** begin INFORMATION SUPPLIED **

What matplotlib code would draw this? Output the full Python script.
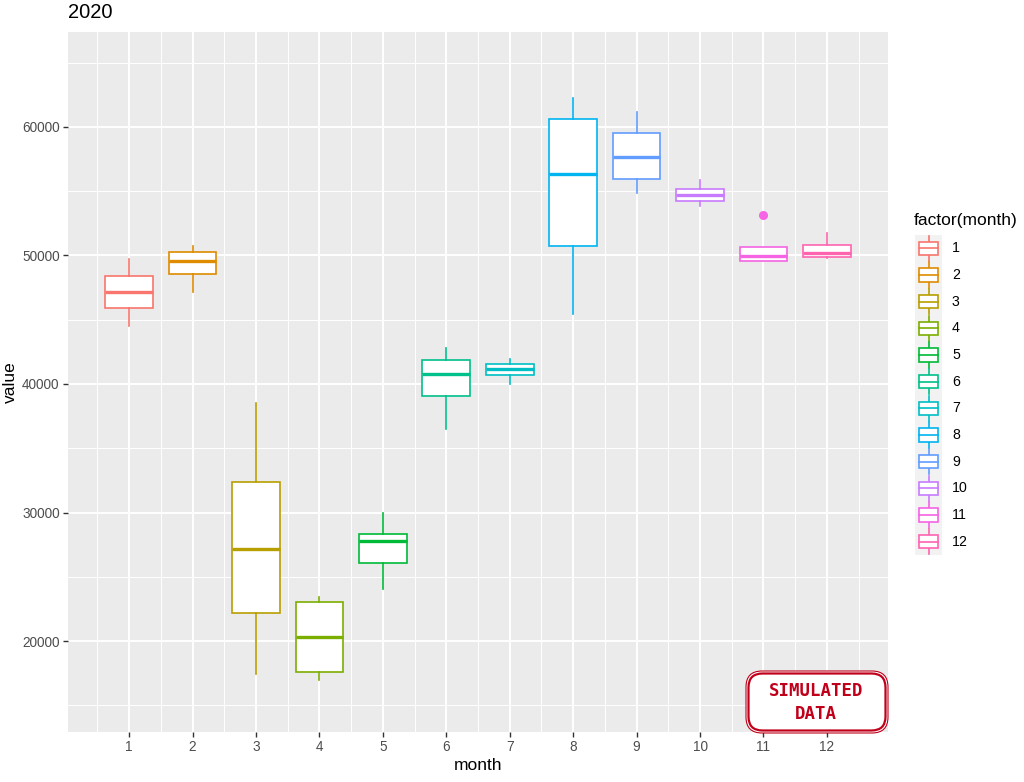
import matplotlib
matplotlib.use("Agg")
import matplotlib.pyplot as plt
from matplotlib.patches import Rectangle, FancyBboxPatch
from matplotlib.lines import Line2D

plt.rcParams['font.family'] = ['Liberation Sans', 'DejaVu Sans']

# box statistics
months = [1, 2, 3, 4, 5, 6, 7, 8, 9, 10, 11, 12]
whis_lo = [44500, 47180, 17430, 16960, 24020, 36480, 40000, 45420, 54890, 53880, 49550, 49830]
q1 = [45910, 48560, 22200, 17610, 26090, 39070, 40670, 50760, 55950, 54240, 49550, 49910]
median = [47160, 49570, 27160, 20330, 27780, 40780, 41140, 56340, 57640, 54710, 49990, 50220]
q3 = [48400, 50300, 32370, 23010, 28300, 41870, 41530, 60600, 59560, 55200, 50660, 50790]
whis_hi = [49730, 50760, 38550, 23450, 29940, 42780, 41920, 62230, 61140, 55880, 50660, 51730]
outliers = [[], [], [], [], [], [], [], [], [], [], [53130], []]

colors = ['#F8766D', '#DE8C00', '#B79F00', '#7CAE00', '#00BA38', '#00C08B',
          '#00BFC4', '#00B4F0', '#619CFF', '#C77CFF', '#F564E3', '#FF64B0']

W, H = 1024, 782
fig = plt.figure(figsize=(W / 100, H / 100), dpi=100)
fig.patch.set_facecolor('white')

ax = fig.add_axes([68 / W, 1 - 732 / H, 820 / W, 700 / H])
ax.set_facecolor('#EBEBEB')
for s in ax.spines.values():
    s.set_visible(False)

stats = []
for i in range(len(months)):
    stats.append(dict(med=median[i], q1=q1[i], q3=q3[i],
                      whislo=whis_lo[i], whishi=whis_hi[i], fliers=outliers[i]))

for i, st in enumerate(stats):
    c = colors[i]
    ax.bxp([st], positions=[months[i]], widths=0.75, patch_artist=True,
           showcaps=False, manage_ticks=False,
           boxprops=dict(facecolor='white', edgecolor=c, linewidth=1.2),
           medianprops=dict(color=c, linewidth=2.4, solid_capstyle='butt'),
           whiskerprops=dict(color=c, linewidth=1.2),
           flierprops=dict(marker='o', markerfacecolor=c, markeredgecolor=c,
                           markersize=5.5),
           zorder=3)

ax.set_xlim(0.0375, 12.9625)
ax.set_ylim(12920, 67390)
ax.set_xticks(months)
ax.set_xticklabels([str(m) for m in months])
ax.set_xticks([m + 0.5 for m in range(0, 13)], minor=True)
ax.set_yticks([20000, 30000, 40000, 50000, 60000])
ax.set_yticks([15000, 25000, 35000, 45000, 55000, 65000], minor=True)
ax.grid(which='major', color='white', linewidth=1.4, zorder=0)
ax.grid(which='minor', color='white', linewidth=0.7, zorder=0)
ax.set_axisbelow(True)
ax.tick_params(which='major', length=3.5, width=1, color='#333333',
               labelsize=9.8, labelcolor='#4D4D4D', pad=2.5)
ax.tick_params(which='minor', length=0)
ax.set_xlabel('month', fontsize=12.5, labelpad=3)
ax.set_ylabel('value', fontsize=12.5, labelpad=3)

fig.text(68 / W, 1 - 12 / H, '2020', fontsize=14.5, va='center', ha='left')

# legend
fig.text(914 / W, 1 - 221 / H, 'factor(month)', fontsize=12.5, va='center', ha='left')
lax = fig.add_axes([915 / W, 1 - 555 / H, 27 / W, 320 / H])
lax.set_xlim(0, 1)
lax.set_ylim(12, 0)
lax.axis('off')
lax.add_patch(Rectangle((0, 0), 1, 12, facecolor='#F2F2F2', edgecolor='none'))
for i in range(len(months)):
    c = colors[i]
    lax.add_line(Line2D([0.5, 0.5], [i + 0.02, i + 0.98], color=c, linewidth=1.2))
    lax.add_patch(Rectangle((0.13, i + 0.25), 0.74, 0.5, facecolor='white',
                            edgecolor=c, linewidth=1.2, zorder=3))
    lax.add_line(Line2D([0.13, 0.87], [i + 0.5, i + 0.5], color=c,
                        linewidth=1.2, zorder=4))
    fig.text(952 / W, 1 - (235 + 26.67 * (i + 0.5)) / H, str(months[i]),
             fontsize=10.2, va='center', ha='left')

# stamp
red = '#C0001A'
outer = FancyBboxPatch((746, 782 - 733), 142, 62,
                       boxstyle='round,pad=0,rounding_size=16',
                       facecolor='white', edgecolor=red, linewidth=0.8,
                       transform=None, zorder=10)
inner = FancyBboxPatch((748.5, 782 - 730.5), 137, 57,
                       boxstyle='round,pad=0,rounding_size=14',
                       facecolor='none', edgecolor=red, linewidth=1.6,
                       transform=None, zorder=11)
fig.add_artist(outer)
fig.add_artist(inner)
fig.text(816 / W, 1 - 691 / H, 'SIMULATED', fontsize=12.5, fontweight='bold',
         family='DejaVu Sans Mono', color=red, ha='center', va='center', zorder=12)
fig.text(816 / W, 1 - 714 / H, 'DATA', fontsize=12.5, fontweight='bold',
         family='DejaVu Sans Mono', color=red, ha='center', va='center', zorder=12)

fig.savefig('out.png', dpi=100)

** end INFORMATION SUPPLIED **

## EXERCISE BRIEF
In this exercise, set down all of the data exactly, without the pictures.

## REPLY
What matplotlib code would draw this? Output the full Python script.
import matplotlib
matplotlib.use("Agg")
import matplotlib.pyplot as plt
from matplotlib.patches import Rectangle, FancyBboxPatch
from matplotlib.lines import Line2D

plt.rcParams['font.family'] = ['Liberation Sans', 'DejaVu Sans']

# box statistics
months = [1, 2, 3, 4, 5, 6, 7, 8, 9, 10, 11, 12]
whis_lo = [44500, 47180, 17430, 16960, 24020, 36480, 40000, 45420, 54890, 53880, 49550, 49830]
q1 = [45910, 48560, 22200, 17610, 26090, 39070, 40670, 50760, 55950, 54240, 49550, 49910]
median = [47160, 49570, 27160, 20330, 27780, 40780, 41140, 56340, 57640, 54710, 49990, 50220]
q3 = [48400, 50300, 32370, 23010, 28300, 41870, 41530, 60600, 59560, 55200, 50660, 50790]
whis_hi = [49730, 50760, 38550, 23450, 29940, 42780, 41920, 62230, 61140, 55880, 50660, 51730]
outliers = [[], [], [], [], [], [], [], [], [], [], [53130], []]

colors = ['#F8766D', '#DE8C00', '#B79F00', '#7CAE00', '#00BA38', '#00C08B',
          '#00BFC4', '#00B4F0', '#619CFF', '#C77CFF', '#F564E3', '#FF64B0']

W, H = 1024, 782
fig = plt.figure(figsize=(W / 100, H / 100), dpi=100)
fig.patch.set_facecolor('white')

ax = fig.add_axes([68 / W, 1 - 732 / H, 820 / W, 700 / H])
ax.set_facecolor('#EBEBEB')
for s in ax.spines.values():
    s.set_visible(False)

stats = []
for i in range(len(months)):
    stats.append(dict(med=median[i], q1=q1[i], q3=q3[i],
                      whislo=whis_lo[i], whishi=whis_hi[i], fliers=outliers[i]))

for i, st in enumerate(stats):
    c = colors[i]
    ax.bxp([st], positions=[months[i]], widths=0.75, patch_artist=True,
           showcaps=False, manage_ticks=False,
           boxprops=dict(facecolor='white', edgecolor=c, linewidth=1.2),
           medianprops=dict(color=c, linewidth=2.4, solid_capstyle='butt'),
           whiskerprops=dict(color=c, linewidth=1.2),
           flierprops=dict(marker='o', markerfacecolor=c, markeredgecolor=c,
                           markersize=5.5),
           zorder=3)

ax.set_xlim(0.0375, 12.9625)
ax.set_ylim(12920, 67390)
ax.set_xticks(months)
ax.set_xticklabels([str(m) for m in months])
ax.set_xticks([m + 0.5 for m in range(0, 13)], minor=True)
ax.set_yticks([20000, 30000, 40000, 50000, 60000])
ax.set_yticks([15000, 25000, 35000, 45000, 55000, 65000], minor=True)
ax.grid(which='major', color='white', linewidth=1.4, zorder=0)
ax.grid(which='minor', color='white', linewidth=0.7, zorder=0)
ax.set_axisbelow(True)
ax.tick_params(which='major', length=3.5, width=1, color='#333333',
               labelsize=9.8, labelcolor='#4D4D4D', pad=2.5)
ax.tick_params(which='minor', length=0)
ax.set_xlabel('month', fontsize=12.5, labelpad=3)
ax.set_ylabel('value', fontsize=12.5, labelpad=3)

fig.text(68 / W, 1 - 12 / H, '2020', fontsize=14.5, va='center', ha='left')

# legend
fig.text(914 / W, 1 - 221 / H, 'factor(month)', fontsize=12.5, va='center', ha='left')
lax = fig.add_axes([915 / W, 1 - 555 / H, 27 / W, 320 / H])
lax.set_xlim(0, 1)
lax.set_ylim(12, 0)
lax.axis('off')
lax.add_patch(Rectangle((0, 0), 1, 12, facecolor='#F2F2F2', edgecolor='none'))
for i in range(len(months)):
    c = colors[i]
    lax.add_line(Line2D([0.5, 0.5], [i + 0.02, i + 0.98], color=c, linewidth=1.2))
    lax.add_patch(Rectangle((0.13, i + 0.25), 0.74, 0.5, facecolor='white',
                            edgecolor=c, linewidth=1.2, zorder=3))
    lax.add_line(Line2D([0.13, 0.87], [i + 0.5, i + 0.5], color=c,
                        linewidth=1.2, zorder=4))
    fig.text(952 / W, 1 - (235 + 26.67 * (i + 0.5)) / H, str(months[i]),
             fontsize=10.2, va='center', ha='left')

# stamp
red = '#C0001A'
outer = FancyBboxPatch((746, 782 - 733), 142, 62,
                       boxstyle='round,pad=0,rounding_size=16',
                       facecolor='white', edgecolor=red, linewidth=0.8,
                       transform=None, zorder=10)
inner = FancyBboxPatch((748.5, 782 - 730.5), 137, 57,
                       boxstyle='round,pad=0,rounding_size=14',
                       facecolor='none', edgecolor=red, linewidth=1.6,
                       transform=None, zorder=11)
fig.add_artist(outer)
fig.add_artist(inner)
fig.text(816 / W, 1 - 691 / H, 'SIMULATED', fontsize=12.5, fontweight='bold',
         family='DejaVu Sans Mono', color=red, ha='center', va='center', zorder=12)
fig.text(816 / W, 1 - 714 / H, 'DATA', fontsize=12.5, fontweight='bold',
         family='DejaVu Sans Mono', color=red, ha='center', va='center', zorder=12)

fig.savefig('out.png', dpi=100)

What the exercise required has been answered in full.